L'absurdité est inhérente à la règle

On se plaint parfois de voir un fonctionnaire eichmannien agir "par principe", et exiger avec une étroitesse d'esprit tenace le formulaire jaune. Bref, tout être rationnel a souffert un jour d'une règle qu'un géomètre d'Etat tentait d'appliquer dans une situation visiblement absurde, où la règle ne contribuait pas à réaliser l'effet pour lequel elle avait été instaurée. Moyen sans fin, marteau sans maître, fonctionnaire acéphale (dépourvu de tête).

Eh bien, voici un viatique pour soulager les rationalistes : l'absurdité est inhérente à la règle. En effet, si on instaure une règle pour réaliser un état de fait, c'est que le simple énoncé de l'état de fait ne suffit pas. Il ne suffit pas de dire aux gens de conduire prudemment, ou de bien se tenir. Par conséquent, du seul fait qu'on instaure une règle, on la pose en principe et on décide de l'appliquer pour elle-même, espérant que ce principe général aie de bons effets.

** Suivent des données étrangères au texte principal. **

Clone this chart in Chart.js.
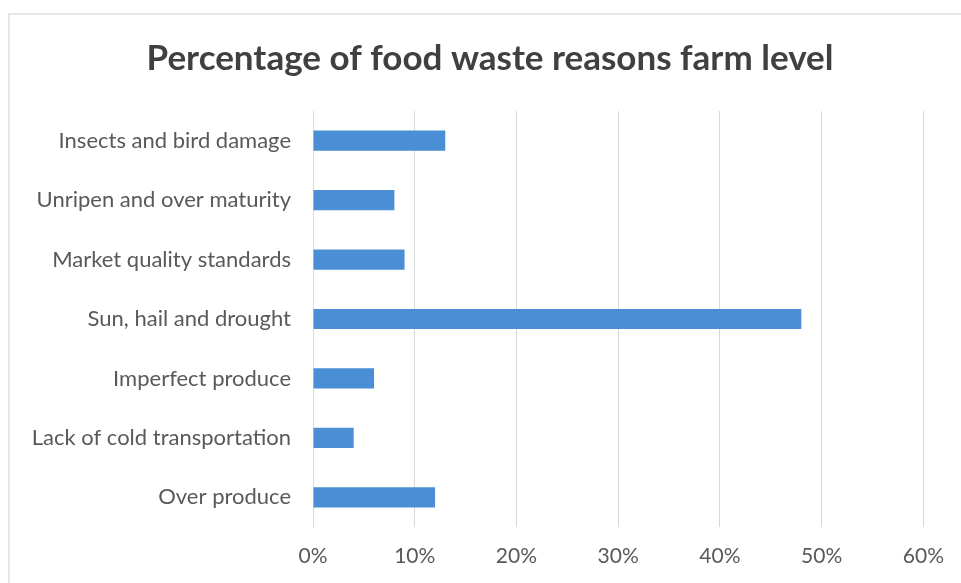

Il ne s'agit pas que la règle soit efficace dans chaque cas particulier, mais que le fait de la poser soit efficace d'une manière générale.

Finalement, critiquer l'action "par principe", le zèle procédurier du fonctionnaire, c'est critiquer l'idée même de règle.

Pourquoi a-t-il donc fallu instaurer des règles ? Officiellement, parce que les hommes sont des enfants, ils ne savent pas se tenir, ils ont besoin de règles. En réalité, c'est peut-être l'inverse : la règle dénote la faiblesse du dirigeant plutôt que celle du dirigé. Il y aurait encore une troisième explication...

Cette opposition entre la règle et l'absence de règle est l'opposition classique entre le déontologisme (morale du devoir, éthique de conviction) et le conséquentialisme (morale des conséquences, éthique de responsabilité). Dans un cas c'est un principe donné qui fixe l'action à accomplir ; dans l'autre ce sont les conséquences. C'est évidemment le conséquentialisme qui a raison, car les règles ne sont jamais instaurées qu'en vue des conséquences qu'elles amènent.